Written request
Locate each line holding the string "this" and copy it.

--- Start of Data records ---

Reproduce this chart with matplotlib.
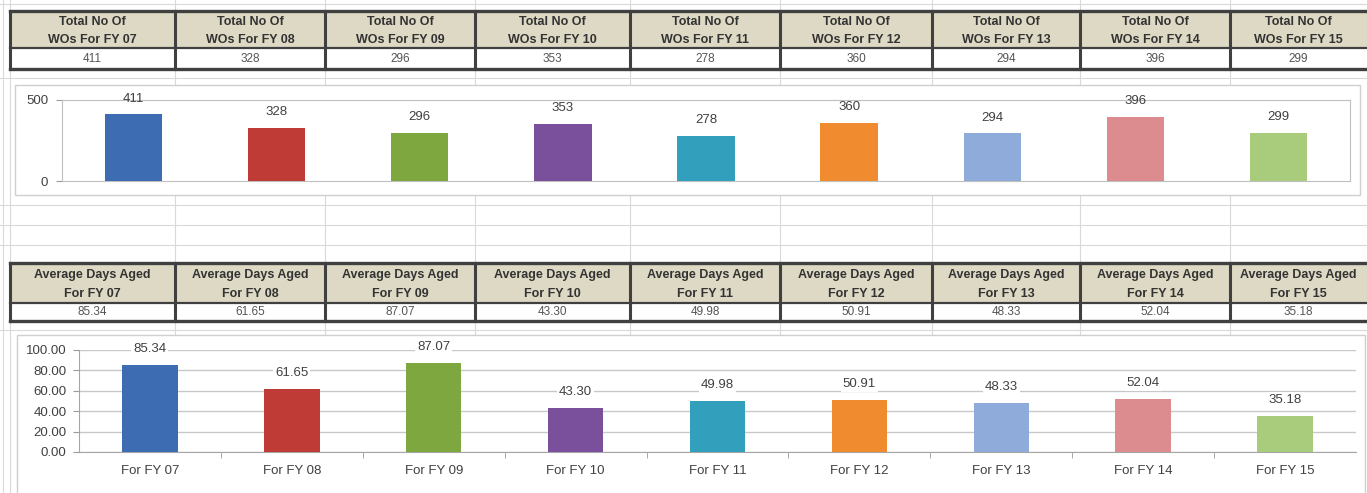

--- End of Data records ---
--- Start of Data records ---

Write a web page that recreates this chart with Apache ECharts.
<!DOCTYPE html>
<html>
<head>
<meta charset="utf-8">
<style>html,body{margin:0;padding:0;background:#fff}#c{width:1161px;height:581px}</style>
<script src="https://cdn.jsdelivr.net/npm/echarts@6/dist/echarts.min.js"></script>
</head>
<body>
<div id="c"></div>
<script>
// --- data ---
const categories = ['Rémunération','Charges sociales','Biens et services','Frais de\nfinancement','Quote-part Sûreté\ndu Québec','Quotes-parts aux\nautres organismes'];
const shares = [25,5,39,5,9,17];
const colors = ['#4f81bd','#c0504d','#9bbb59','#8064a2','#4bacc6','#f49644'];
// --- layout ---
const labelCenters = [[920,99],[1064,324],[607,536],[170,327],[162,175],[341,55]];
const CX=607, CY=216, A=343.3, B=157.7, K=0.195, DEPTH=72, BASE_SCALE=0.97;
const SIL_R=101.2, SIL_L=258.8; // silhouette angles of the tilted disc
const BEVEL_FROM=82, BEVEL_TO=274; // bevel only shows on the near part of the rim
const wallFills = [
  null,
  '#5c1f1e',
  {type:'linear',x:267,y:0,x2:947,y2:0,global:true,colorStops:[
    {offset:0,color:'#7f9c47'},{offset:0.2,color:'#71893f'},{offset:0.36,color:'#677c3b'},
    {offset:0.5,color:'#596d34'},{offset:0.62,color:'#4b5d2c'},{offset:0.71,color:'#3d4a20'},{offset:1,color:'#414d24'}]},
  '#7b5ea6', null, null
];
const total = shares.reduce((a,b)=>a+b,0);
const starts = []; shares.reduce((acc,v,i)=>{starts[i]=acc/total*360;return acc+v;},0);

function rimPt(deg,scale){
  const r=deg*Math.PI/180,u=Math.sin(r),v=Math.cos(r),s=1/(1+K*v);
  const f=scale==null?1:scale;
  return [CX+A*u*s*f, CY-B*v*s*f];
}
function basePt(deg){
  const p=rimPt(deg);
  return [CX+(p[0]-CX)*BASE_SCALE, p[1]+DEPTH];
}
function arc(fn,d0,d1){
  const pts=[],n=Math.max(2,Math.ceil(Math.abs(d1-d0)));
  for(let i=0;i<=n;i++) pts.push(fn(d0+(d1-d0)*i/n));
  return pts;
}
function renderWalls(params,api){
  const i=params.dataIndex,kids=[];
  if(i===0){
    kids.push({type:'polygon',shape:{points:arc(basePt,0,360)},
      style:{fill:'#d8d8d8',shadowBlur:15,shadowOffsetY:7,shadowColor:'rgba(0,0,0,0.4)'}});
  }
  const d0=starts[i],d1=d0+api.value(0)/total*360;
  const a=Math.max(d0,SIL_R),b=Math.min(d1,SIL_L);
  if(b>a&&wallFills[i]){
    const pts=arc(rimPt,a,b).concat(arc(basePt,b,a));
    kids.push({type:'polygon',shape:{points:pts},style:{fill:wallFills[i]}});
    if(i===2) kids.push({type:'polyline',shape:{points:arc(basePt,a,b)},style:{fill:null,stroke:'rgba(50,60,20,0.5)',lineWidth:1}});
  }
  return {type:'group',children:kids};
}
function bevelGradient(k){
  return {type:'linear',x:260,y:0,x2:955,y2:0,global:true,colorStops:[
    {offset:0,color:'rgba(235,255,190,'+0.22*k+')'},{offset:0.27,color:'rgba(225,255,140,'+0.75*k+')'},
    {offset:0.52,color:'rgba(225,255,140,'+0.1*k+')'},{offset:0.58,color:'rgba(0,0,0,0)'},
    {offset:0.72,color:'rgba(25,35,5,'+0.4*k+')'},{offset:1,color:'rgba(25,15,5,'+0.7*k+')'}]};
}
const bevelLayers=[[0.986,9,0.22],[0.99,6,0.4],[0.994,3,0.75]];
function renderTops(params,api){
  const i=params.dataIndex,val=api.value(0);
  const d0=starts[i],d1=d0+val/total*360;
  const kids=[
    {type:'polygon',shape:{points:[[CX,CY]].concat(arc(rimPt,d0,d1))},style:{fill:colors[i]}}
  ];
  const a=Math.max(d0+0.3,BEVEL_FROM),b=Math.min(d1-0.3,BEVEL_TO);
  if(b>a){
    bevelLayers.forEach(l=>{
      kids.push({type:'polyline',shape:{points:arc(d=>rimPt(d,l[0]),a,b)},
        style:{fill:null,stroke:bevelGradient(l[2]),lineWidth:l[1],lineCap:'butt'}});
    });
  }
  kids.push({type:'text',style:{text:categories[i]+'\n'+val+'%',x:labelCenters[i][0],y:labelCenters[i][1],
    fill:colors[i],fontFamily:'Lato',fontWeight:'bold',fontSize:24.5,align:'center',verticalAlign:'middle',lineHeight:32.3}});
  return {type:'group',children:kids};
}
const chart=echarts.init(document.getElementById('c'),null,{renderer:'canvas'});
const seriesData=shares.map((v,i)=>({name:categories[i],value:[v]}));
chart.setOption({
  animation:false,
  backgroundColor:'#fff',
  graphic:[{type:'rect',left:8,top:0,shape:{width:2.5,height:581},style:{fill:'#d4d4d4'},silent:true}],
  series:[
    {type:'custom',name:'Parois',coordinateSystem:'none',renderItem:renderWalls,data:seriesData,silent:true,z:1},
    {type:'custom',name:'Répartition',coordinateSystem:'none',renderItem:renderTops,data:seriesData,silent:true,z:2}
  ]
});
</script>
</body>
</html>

--- End of Data records ---
--- Start of Data records ---

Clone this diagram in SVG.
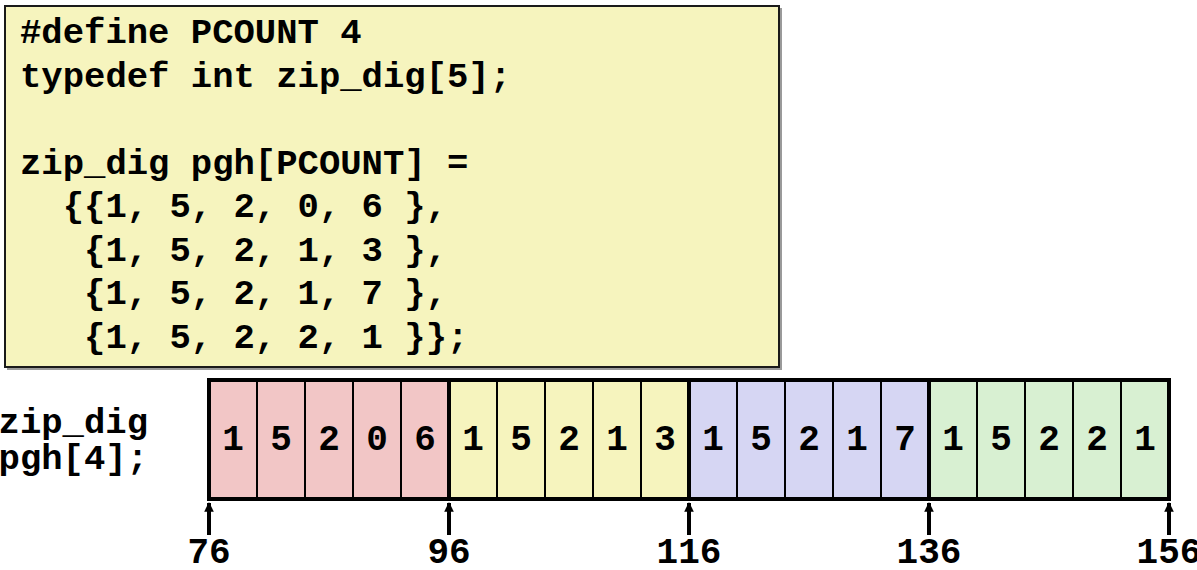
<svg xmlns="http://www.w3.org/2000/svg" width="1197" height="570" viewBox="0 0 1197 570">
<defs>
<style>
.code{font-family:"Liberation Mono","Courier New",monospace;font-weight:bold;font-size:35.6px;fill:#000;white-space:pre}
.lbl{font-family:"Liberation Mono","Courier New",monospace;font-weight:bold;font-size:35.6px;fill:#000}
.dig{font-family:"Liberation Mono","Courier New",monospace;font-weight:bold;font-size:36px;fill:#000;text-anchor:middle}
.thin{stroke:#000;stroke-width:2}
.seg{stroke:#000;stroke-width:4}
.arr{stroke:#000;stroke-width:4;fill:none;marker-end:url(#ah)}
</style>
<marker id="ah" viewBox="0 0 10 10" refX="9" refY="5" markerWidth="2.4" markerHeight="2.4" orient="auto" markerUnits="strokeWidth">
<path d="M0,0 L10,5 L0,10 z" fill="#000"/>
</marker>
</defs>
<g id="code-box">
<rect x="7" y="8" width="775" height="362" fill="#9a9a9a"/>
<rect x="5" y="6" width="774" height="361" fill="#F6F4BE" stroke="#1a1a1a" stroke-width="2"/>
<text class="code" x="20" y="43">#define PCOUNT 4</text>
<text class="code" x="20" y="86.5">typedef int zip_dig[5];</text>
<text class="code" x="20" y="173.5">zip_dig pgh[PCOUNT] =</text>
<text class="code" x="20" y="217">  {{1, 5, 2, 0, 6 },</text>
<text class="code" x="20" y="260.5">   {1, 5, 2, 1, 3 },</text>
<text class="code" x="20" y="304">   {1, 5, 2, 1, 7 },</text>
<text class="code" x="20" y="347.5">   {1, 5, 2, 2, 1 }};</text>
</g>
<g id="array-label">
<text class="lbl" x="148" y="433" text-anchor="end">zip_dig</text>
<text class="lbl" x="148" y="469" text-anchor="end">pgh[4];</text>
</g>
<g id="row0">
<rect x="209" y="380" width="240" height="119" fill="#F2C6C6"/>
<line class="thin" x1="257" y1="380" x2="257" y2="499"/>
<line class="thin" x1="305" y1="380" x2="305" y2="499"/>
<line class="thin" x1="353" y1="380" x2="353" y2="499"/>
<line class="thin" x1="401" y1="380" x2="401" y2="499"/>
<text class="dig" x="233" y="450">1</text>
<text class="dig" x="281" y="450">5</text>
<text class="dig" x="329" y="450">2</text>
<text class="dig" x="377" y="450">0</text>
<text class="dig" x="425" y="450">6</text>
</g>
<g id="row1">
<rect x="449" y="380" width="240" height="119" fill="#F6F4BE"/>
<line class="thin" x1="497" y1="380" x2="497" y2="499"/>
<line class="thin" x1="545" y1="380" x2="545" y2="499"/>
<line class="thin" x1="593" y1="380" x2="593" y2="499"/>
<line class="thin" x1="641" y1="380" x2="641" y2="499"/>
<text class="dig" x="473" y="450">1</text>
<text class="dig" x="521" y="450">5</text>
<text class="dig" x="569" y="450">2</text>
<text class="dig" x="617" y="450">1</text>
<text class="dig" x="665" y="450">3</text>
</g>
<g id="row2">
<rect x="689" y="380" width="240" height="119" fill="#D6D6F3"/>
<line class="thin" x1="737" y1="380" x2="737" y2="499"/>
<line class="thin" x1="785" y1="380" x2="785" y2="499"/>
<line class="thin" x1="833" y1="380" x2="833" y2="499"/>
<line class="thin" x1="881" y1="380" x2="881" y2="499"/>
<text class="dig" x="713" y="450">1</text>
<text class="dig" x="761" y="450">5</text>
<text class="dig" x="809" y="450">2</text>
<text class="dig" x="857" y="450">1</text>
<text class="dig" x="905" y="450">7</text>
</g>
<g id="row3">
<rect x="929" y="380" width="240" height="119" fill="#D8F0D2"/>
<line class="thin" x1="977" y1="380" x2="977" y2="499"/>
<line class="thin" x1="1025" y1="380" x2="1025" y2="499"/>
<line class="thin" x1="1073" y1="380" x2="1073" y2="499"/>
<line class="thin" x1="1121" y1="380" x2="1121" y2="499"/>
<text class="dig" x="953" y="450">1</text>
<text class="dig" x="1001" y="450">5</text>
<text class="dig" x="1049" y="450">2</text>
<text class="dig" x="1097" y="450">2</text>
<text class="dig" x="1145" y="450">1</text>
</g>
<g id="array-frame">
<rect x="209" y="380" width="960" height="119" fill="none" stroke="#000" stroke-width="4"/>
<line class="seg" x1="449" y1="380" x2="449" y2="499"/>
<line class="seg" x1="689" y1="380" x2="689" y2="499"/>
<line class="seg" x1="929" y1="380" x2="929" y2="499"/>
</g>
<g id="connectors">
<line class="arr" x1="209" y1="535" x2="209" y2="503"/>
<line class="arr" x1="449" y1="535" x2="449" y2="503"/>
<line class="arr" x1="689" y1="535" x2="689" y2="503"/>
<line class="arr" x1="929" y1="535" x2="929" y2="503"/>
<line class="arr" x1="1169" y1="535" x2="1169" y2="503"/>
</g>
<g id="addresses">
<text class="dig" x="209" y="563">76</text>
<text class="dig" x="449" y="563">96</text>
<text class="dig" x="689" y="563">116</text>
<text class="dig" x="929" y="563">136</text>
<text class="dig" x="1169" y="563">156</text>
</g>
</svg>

--- End of Data records ---

Exercise response
Reproduce this chart with matplotlib.
Write a web page that recreates this chart with Apache ECharts.
Clone this diagram in SVG.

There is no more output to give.